- [STATED GOAL] For this exercise, copy out each line of the material below that includes "chart".

- [DATA SHOWN]

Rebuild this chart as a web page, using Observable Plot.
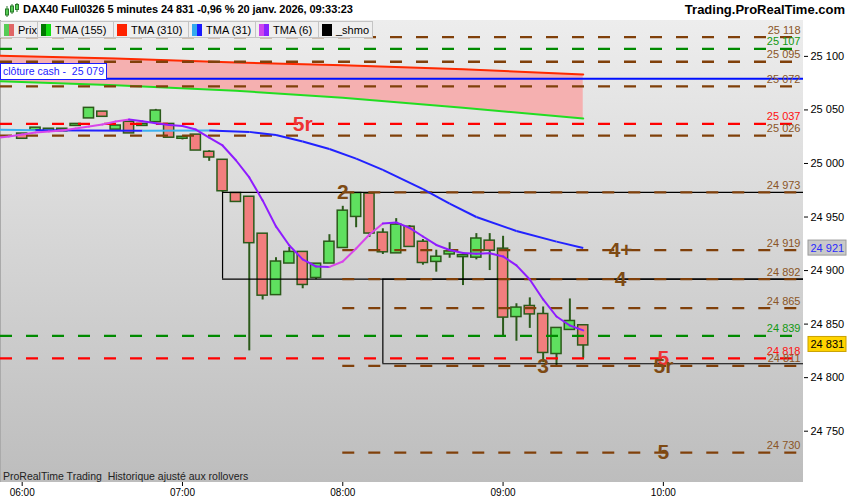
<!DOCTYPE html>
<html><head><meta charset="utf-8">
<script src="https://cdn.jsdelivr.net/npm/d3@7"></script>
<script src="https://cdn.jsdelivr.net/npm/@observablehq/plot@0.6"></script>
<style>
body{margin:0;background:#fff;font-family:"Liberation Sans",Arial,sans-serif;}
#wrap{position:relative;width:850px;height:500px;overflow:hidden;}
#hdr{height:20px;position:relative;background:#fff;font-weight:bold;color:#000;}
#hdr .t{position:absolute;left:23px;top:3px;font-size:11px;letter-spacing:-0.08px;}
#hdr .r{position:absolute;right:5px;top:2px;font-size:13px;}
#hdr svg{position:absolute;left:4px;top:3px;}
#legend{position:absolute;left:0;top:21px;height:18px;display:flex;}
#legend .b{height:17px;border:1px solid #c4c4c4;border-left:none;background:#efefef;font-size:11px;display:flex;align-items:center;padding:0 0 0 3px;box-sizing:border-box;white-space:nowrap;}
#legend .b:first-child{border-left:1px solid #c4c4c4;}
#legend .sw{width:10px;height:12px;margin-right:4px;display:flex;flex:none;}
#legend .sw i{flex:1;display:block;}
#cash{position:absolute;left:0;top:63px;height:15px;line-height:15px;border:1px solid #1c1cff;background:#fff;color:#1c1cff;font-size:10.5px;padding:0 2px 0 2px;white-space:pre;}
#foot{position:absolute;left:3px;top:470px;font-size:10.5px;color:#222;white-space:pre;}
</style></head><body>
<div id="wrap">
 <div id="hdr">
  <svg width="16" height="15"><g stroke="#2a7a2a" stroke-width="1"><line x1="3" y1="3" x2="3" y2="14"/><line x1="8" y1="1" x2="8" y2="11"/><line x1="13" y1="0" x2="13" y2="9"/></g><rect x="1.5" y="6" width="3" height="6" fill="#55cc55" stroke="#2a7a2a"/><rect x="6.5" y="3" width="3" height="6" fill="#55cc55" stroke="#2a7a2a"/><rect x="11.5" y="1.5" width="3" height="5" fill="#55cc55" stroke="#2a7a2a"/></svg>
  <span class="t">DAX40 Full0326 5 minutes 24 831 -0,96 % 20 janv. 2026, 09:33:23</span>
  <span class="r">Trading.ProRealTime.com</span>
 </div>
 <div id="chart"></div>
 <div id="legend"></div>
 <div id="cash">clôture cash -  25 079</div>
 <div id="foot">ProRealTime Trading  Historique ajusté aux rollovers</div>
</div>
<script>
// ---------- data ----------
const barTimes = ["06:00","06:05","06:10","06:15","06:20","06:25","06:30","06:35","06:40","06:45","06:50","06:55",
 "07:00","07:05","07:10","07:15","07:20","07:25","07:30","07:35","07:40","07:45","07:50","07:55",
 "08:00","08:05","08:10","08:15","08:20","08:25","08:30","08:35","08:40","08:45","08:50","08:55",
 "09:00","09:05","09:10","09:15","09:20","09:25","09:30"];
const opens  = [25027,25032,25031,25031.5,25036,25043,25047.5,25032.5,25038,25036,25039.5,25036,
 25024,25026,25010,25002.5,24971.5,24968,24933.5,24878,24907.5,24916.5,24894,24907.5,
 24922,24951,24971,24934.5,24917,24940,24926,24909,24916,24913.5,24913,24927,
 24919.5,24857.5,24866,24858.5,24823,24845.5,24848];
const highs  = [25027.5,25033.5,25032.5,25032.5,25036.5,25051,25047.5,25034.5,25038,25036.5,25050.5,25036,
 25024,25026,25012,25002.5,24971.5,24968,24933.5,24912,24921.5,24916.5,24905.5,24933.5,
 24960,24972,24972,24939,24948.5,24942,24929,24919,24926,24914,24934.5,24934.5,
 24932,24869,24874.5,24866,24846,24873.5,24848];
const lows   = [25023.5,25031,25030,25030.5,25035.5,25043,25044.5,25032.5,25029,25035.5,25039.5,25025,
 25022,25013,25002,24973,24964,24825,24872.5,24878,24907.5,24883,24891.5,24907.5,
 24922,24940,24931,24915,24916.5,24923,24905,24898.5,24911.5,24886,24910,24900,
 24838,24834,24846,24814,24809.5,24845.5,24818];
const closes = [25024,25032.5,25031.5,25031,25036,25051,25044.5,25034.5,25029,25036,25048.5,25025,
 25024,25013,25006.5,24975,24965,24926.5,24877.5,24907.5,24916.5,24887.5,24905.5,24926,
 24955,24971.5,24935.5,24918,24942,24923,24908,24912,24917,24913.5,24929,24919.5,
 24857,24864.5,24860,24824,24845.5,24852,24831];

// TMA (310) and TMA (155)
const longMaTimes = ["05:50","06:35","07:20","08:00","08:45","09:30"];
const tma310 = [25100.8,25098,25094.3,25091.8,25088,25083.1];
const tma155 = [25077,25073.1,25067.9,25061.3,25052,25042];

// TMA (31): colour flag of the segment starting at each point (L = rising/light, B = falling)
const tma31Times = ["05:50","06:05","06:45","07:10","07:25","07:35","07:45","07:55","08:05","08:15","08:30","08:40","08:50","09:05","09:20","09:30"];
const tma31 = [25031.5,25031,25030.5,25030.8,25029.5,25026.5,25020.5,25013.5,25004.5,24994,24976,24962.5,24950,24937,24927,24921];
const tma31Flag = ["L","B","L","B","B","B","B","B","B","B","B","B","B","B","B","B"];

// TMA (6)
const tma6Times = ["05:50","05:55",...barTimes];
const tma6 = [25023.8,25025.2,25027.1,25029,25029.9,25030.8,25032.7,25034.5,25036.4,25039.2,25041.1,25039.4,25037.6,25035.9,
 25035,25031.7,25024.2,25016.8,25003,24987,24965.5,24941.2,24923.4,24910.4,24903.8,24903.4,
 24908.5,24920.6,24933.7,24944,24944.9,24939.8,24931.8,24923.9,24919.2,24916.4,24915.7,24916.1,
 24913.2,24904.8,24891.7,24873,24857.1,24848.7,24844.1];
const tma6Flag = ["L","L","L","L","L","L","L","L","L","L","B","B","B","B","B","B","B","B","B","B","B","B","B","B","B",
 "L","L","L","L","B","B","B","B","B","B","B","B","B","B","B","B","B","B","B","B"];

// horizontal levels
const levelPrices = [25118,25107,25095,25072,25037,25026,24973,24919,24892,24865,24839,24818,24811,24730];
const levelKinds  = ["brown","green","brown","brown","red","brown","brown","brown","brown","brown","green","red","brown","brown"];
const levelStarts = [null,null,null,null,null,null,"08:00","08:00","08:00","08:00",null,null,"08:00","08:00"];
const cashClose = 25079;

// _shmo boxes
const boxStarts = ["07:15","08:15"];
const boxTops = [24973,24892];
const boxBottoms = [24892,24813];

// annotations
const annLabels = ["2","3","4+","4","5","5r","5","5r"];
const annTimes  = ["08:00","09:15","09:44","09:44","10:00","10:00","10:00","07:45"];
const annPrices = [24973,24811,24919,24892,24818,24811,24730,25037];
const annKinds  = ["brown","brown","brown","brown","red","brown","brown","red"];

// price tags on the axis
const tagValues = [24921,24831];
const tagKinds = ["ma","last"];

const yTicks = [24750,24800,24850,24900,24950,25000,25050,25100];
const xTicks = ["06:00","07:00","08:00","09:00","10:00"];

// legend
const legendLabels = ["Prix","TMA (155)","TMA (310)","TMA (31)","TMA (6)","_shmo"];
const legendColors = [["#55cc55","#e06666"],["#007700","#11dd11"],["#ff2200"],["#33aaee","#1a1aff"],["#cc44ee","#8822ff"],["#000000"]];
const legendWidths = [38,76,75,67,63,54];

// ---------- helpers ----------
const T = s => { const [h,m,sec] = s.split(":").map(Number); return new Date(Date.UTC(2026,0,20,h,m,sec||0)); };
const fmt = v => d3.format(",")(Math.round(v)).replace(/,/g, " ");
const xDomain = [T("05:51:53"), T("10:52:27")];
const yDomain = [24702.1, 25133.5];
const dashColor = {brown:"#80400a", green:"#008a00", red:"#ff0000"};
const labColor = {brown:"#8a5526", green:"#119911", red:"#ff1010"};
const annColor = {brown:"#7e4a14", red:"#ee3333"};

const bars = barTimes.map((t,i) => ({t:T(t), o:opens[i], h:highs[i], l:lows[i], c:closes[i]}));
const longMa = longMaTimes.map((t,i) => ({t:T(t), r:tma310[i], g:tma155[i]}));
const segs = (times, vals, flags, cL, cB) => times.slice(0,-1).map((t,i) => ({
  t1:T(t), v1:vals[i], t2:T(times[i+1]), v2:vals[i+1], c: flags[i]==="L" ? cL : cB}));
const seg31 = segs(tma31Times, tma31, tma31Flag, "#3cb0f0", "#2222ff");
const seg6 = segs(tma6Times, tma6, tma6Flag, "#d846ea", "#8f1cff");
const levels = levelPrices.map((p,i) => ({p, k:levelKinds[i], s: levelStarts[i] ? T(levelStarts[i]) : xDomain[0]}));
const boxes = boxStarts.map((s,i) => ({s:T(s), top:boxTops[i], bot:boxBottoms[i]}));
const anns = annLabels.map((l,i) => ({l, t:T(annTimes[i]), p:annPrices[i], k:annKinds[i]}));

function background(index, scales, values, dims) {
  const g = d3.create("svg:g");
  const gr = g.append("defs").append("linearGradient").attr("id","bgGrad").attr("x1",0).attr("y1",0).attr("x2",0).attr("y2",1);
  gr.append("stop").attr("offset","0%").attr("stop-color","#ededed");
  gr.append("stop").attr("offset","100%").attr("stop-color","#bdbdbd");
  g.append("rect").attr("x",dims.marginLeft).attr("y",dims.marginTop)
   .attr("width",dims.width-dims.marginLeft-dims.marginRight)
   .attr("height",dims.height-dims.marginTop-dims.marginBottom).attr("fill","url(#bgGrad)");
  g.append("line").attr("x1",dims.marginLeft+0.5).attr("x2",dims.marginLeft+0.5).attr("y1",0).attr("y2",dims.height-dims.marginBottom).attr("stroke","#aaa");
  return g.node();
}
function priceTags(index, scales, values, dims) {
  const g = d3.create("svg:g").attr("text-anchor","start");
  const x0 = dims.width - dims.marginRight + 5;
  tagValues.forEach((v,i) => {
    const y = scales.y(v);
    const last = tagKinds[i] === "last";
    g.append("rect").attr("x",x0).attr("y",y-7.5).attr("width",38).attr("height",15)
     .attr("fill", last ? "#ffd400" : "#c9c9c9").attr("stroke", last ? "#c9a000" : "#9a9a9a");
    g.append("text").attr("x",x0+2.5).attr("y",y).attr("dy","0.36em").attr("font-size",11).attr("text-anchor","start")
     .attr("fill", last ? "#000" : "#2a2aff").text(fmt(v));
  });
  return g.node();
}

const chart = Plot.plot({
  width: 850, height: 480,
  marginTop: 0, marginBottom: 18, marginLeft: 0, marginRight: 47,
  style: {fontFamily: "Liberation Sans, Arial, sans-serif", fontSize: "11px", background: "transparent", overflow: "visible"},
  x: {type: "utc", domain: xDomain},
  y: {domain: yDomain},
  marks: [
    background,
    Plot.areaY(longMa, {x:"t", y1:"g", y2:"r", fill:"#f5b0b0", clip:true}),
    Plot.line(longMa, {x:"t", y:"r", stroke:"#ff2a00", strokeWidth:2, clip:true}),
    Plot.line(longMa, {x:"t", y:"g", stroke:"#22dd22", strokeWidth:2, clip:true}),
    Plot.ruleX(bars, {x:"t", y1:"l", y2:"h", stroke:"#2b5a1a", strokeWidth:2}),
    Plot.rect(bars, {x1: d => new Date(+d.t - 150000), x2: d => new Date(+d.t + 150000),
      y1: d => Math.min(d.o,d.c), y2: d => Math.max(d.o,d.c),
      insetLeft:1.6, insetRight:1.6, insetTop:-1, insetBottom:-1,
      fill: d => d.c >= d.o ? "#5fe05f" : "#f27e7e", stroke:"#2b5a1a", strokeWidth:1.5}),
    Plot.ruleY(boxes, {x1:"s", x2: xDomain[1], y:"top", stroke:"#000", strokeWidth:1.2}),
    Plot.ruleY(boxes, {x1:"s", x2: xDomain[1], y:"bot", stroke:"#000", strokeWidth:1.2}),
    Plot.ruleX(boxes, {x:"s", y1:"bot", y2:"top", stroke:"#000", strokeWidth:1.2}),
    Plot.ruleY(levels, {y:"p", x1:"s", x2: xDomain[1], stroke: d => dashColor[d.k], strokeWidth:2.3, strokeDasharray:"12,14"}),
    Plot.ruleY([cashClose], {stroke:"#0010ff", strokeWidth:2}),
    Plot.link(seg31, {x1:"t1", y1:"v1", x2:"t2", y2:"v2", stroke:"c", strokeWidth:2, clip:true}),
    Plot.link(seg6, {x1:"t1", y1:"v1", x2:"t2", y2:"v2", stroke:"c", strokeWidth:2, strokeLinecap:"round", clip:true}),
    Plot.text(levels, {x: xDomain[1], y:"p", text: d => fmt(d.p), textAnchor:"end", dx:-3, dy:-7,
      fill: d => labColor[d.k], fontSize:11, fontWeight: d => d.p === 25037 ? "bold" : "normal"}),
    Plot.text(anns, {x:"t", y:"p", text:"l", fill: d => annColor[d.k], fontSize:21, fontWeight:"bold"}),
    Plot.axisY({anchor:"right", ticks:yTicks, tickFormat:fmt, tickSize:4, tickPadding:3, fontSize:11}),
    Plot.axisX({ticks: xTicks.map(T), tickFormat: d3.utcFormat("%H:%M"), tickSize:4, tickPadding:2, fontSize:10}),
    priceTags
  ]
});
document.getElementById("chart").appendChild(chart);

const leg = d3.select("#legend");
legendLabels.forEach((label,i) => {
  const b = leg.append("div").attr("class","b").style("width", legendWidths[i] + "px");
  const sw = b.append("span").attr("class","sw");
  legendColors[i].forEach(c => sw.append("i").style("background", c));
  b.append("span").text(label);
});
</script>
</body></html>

- [ANSWER FOR THE TASK]
Rebuild this chart as a web page, using Observable Plot.
 <div id="chart"></div>
const chart = Plot.plot({
document.getElementById("chart").appendChild(chart);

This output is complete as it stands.